Transcribe the whole listing below without changing a word, but leave out every image.

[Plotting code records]
****************************************
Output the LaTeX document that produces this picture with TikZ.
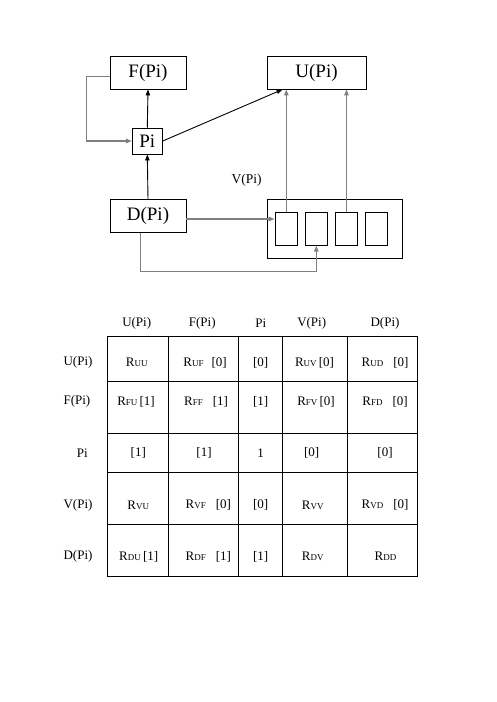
\documentclass[tikz,border=0pt]{standalone}
\usepackage{fontspec}
\setmainfont{Liberation Serif}
\usetikzlibrary{arrows.meta,calc}
\newcommand{\rsub}[1]{R{\fontsize{9}{10}\selectfont #1}}
\begin{document}
\begin{tikzpicture}[x=1pt,y=-1pt,
  box/.style={draw,line width=0.9pt,inner sep=0pt,font=\fontsize{19}{21}\selectfont},
  sbox/.style={draw,line width=0.9pt,minimum width=22.5pt,minimum height=33pt,inner sep=0pt},
  arr/.style={line width=0.9pt,-{Triangle[length=6pt,width=4.5pt]}},
  garr/.style={arr,draw=black!50,line width=1.3pt},
  lab/.style={inner sep=0pt,font=\fontsize{13}{15}\selectfont},
  grid/.style={line width=0.9pt}]
\useasboundingbox (0,0) rectangle (496,702);
% diagram
\node[box,minimum width=76pt,minimum height=33pt] (F) at (148,72.5) {F(Pi)};
\node[box,minimum width=99pt,minimum height=33pt] (U) at (316.5,72.5) {U(Pi)};
\node[box,minimum width=30pt,minimum height=26pt] (Pi) at (147.3,141) {Pi};
\node[box,minimum width=76pt,minimum height=33pt] (D) at (148,216) {D(Pi)};
\node[draw,line width=0.9pt,minimum width=135pt,minimum height=59pt,inner sep=0pt] (V) at (335,229) {};
\node[sbox] (b1) at (286.3,228.7) {};
\node[sbox] (b2) at (316.3,228.7) {};
\node[sbox] (b3) at (346.5,228.7) {};
\node[sbox] (b4) at (376.3,228.7) {};
\node[lab,font=\fontsize{13.5}{15}\selectfont] (vl) at (246.7,180) {V(Pi)};
\coordinate (Fl) at ($(F.west)+(0,3.8)$);
\draw[garr] (Fl) -- ++(-23.3,0) |- (Pi.west);
\draw[arr] (Pi.north) -- (F.south);
\draw[arr] (Pi.east) -- ($(U.south west)+(16,0)$);
\draw[arr] (D.north) -- (Pi.south);
\draw[garr] (b1.north) -- (b1.north |- U.south);
\draw[garr] (b3.north) -- (b3.north |- U.south);
\coordinate (De) at ($(D.east)+(0,3)$);
\draw[garr] (De) -- (De -| b1.west);
\coordinate (Ds) at ($(D.south)+(-7.3,0)$);
\draw[garr] (Ds) -- ++(0,38.5) -| (b2.south);
% table
\draw[grid] (107.3,336) rectangle (417.3,576);
\foreach \xx in {168.3,238.3,282.3,347.3} \draw[grid] (\xx,336) -- (\xx,576);
\foreach \yy in {381,433.3,472.3,524.3} \draw[grid] (107.3,\yy) -- (417.3,\yy);
% headers
\node[lab] (hU) at (136.7,323.3) {U(Pi)};
\node[lab] (hF) at (202.3,323.3) {F(Pi)};
\node[lab] (hP) at (260.7,323.3) {Pi};
\node[lab] (hV) at (311.7,323.3) {V(Pi)};
\node[lab] (hD) at (385,323.3) {D(Pi)};
% row labels
\node[lab,anchor=east] (rU) at (92.7,362.7) {U(Pi)};
\node[lab,anchor=east] (rF) at (90.5,401.7) {F(Pi)};
\node[lab,anchor=east] (rP) at (88,453.3) {Pi};
\node[lab,anchor=east] (rV) at (92.7,505) {V(Pi)};
\node[lab,anchor=east] (rD) at (92.7,556.7) {D(Pi)};
% row U
\node[lab] (c11) at (136.7,362.7) {\rsub{UU}};
\node[lab] (c12) at (205,362.7) {\rsub{UF}\hspace{8pt}[0]};
\node[lab] (c13) at (260.7,362.7) {[0]};
\node[lab] (c14) at (314.5,362.7) {\rsub{UV}\,[0]};
\node[lab] (c15) at (385,362.7) {\rsub{UD}\hspace{10pt}[0]};
% row F
\node[lab] (c21) at (136,401.7) {\rsub{FU}\,[1]};
\node[lab] (c22) at (206,401.7) {\rsub{FF}\hspace{10pt}[1]};
\node[lab] (c23) at (260.7,401.7) {[1]};
\node[lab] (c24) at (316,401.7) {\rsub{FV}\,[0]};
\node[lab] (c25) at (385,401.7) {\rsub{FD}\hspace{10pt}[0]};
% row Pi
\node[lab] (c31) at (138.3,453.3) {[1]};
\node[lab] (c32) at (204,453.3) {[1]};
\node[lab] (c33) at (260.7,453.3) {1};
\node[lab] (c34) at (311.7,453.3) {[0]};
\node[lab] (c35) at (385,453.3) {[0]};
% row V
\node[lab] (c41) at (138.3,505) {\rsub{VU}};
\node[lab] (c42) at (208.3,505) {\rsub{VF}\hspace{10pt}[0]};
\node[lab] (c43) at (260.7,505) {[0]};
\node[lab] (c44) at (312.7,505) {\rsub{VV}};
\node[lab] (c45) at (385,505) {\rsub{VD}\hspace{10pt}[0]};
% row D
\node[lab] (c51) at (138.7,556.7) {\rsub{DU}\,[1]};
\node[lab] (c52) at (208.3,556.7) {\rsub{DF}\hspace{10pt}[1]};
\node[lab] (c53) at (260.7,556.7) {[1]};
\node[lab] (c54) at (312.7,556.7) {\rsub{DV}};
\node[lab] (c55) at (385.5,556.7) {\rsub{DD}};
\end{tikzpicture}
\end{document}
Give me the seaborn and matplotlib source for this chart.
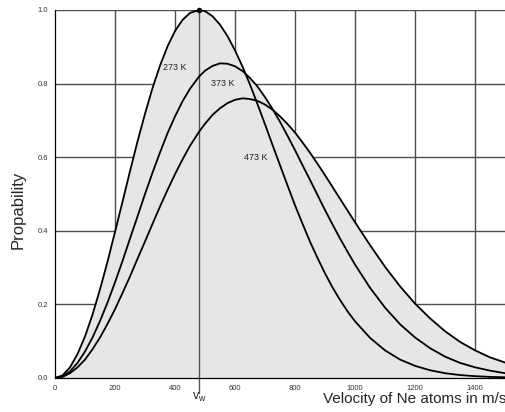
****************************************
> _WORKED ANSWER_
Output the LaTeX document that produces this picture with TikZ.
\documentclass[tikz,border=0pt]{standalone}
\usepackage{fontspec}
\setmainfont{Liberation Serif}
\usetikzlibrary{arrows.meta,calc}
\newcommand{\rsub}[1]{R{\fontsize{9}{10}\selectfont #1}}
\begin{document}
\begin{tikzpicture}[x=1pt,y=-1pt,
  box/.style={draw,line width=0.9pt,inner sep=0pt,font=\fontsize{19}{21}\selectfont},
  sbox/.style={draw,line width=0.9pt,minimum width=22.5pt,minimum height=33pt,inner sep=0pt},
  arr/.style={line width=0.9pt,-{Triangle[length=6pt,width=4.5pt]}},
  garr/.style={arr,draw=black!50,line width=1.3pt},
  lab/.style={inner sep=0pt,font=\fontsize{13}{15}\selectfont},
  grid/.style={line width=0.9pt}]
\useasboundingbox (0,0) rectangle (496,702);
% diagram
\node[box,minimum width=76pt,minimum height=33pt] (F) at (148,72.5) {F(Pi)};
\node[box,minimum width=99pt,minimum height=33pt] (U) at (316.5,72.5) {U(Pi)};
\node[box,minimum width=30pt,minimum height=26pt] (Pi) at (147.3,141) {Pi};
\node[box,minimum width=76pt,minimum height=33pt] (D) at (148,216) {D(Pi)};
\node[draw,line width=0.9pt,minimum width=135pt,minimum height=59pt,inner sep=0pt] (V) at (335,229) {};
\node[sbox] (b1) at (286.3,228.7) {};
\node[sbox] (b2) at (316.3,228.7) {};
\node[sbox] (b3) at (346.5,228.7) {};
\node[sbox] (b4) at (376.3,228.7) {};
\node[lab,font=\fontsize{13.5}{15}\selectfont] (vl) at (246.7,180) {V(Pi)};
\coordinate (Fl) at ($(F.west)+(0,3.8)$);
\draw[garr] (Fl) -- ++(-23.3,0) |- (Pi.west);
\draw[arr] (Pi.north) -- (F.south);
\draw[arr] (Pi.east) -- ($(U.south west)+(16,0)$);
\draw[arr] (D.north) -- (Pi.south);
\draw[garr] (b1.north) -- (b1.north |- U.south);
\draw[garr] (b3.north) -- (b3.north |- U.south);
\coordinate (De) at ($(D.east)+(0,3)$);
\draw[garr] (De) -- (De -| b1.west);
\coordinate (Ds) at ($(D.south)+(-7.3,0)$);
\draw[garr] (Ds) -- ++(0,38.5) -| (b2.south);
% table
\draw[grid] (107.3,336) rectangle (417.3,576);
\foreach \xx in {168.3,238.3,282.3,347.3} \draw[grid] (\xx,336) -- (\xx,576);
\foreach \yy in {381,433.3,472.3,524.3} \draw[grid] (107.3,\yy) -- (417.3,\yy);
% headers
\node[lab] (hU) at (136.7,323.3) {U(Pi)};
\node[lab] (hF) at (202.3,323.3) {F(Pi)};
\node[lab] (hP) at (260.7,323.3) {Pi};
\node[lab] (hV) at (311.7,323.3) {V(Pi)};
\node[lab] (hD) at (385,323.3) {D(Pi)};
% row labels
\node[lab,anchor=east] (rU) at (92.7,362.7) {U(Pi)};
\node[lab,anchor=east] (rF) at (90.5,401.7) {F(Pi)};
\node[lab,anchor=east] (rP) at (88,453.3) {Pi};
\node[lab,anchor=east] (rV) at (92.7,505) {V(Pi)};
\node[lab,anchor=east] (rD) at (92.7,556.7) {D(Pi)};
% row U
\node[lab] (c11) at (136.7,362.7) {\rsub{UU}};
\node[lab] (c12) at (205,362.7) {\rsub{UF}\hspace{8pt}[0]};
\node[lab] (c13) at (260.7,362.7) {[0]};
\node[lab] (c14) at (314.5,362.7) {\rsub{UV}\,[0]};
\node[lab] (c15) at (385,362.7) {\rsub{UD}\hspace{10pt}[0]};
% row F
\node[lab] (c21) at (136,401.7) {\rsub{FU}\,[1]};
\node[lab] (c22) at (206,401.7) {\rsub{FF}\hspace{10pt}[1]};
\node[lab] (c23) at (260.7,401.7) {[1]};
\node[lab] (c24) at (316,401.7) {\rsub{FV}\,[0]};
\node[lab] (c25) at (385,401.7) {\rsub{FD}\hspace{10pt}[0]};
% row Pi
\node[lab] (c31) at (138.3,453.3) {[1]};
\node[lab] (c32) at (204,453.3) {[1]};
\node[lab] (c33) at (260.7,453.3) {1};
\node[lab] (c34) at (311.7,453.3) {[0]};
\node[lab] (c35) at (385,453.3) {[0]};
% row V
\node[lab] (c41) at (138.3,505) {\rsub{VU}};
\node[lab] (c42) at (208.3,505) {\rsub{VF}\hspace{10pt}[0]};
\node[lab] (c43) at (260.7,505) {[0]};
\node[lab] (c44) at (312.7,505) {\rsub{VV}};
\node[lab] (c45) at (385,505) {\rsub{VD}\hspace{10pt}[0]};
% row D
\node[lab] (c51) at (138.7,556.7) {\rsub{DU}\,[1]};
\node[lab] (c52) at (208.3,556.7) {\rsub{DF}\hspace{10pt}[1]};
\node[lab] (c53) at (260.7,556.7) {[1]};
\node[lab] (c54) at (312.7,556.7) {\rsub{DV}};
\node[lab] (c55) at (385.5,556.7) {\rsub{DD}};
\end{tikzpicture}
\end{document}
Give me the seaborn and matplotlib source for this chart.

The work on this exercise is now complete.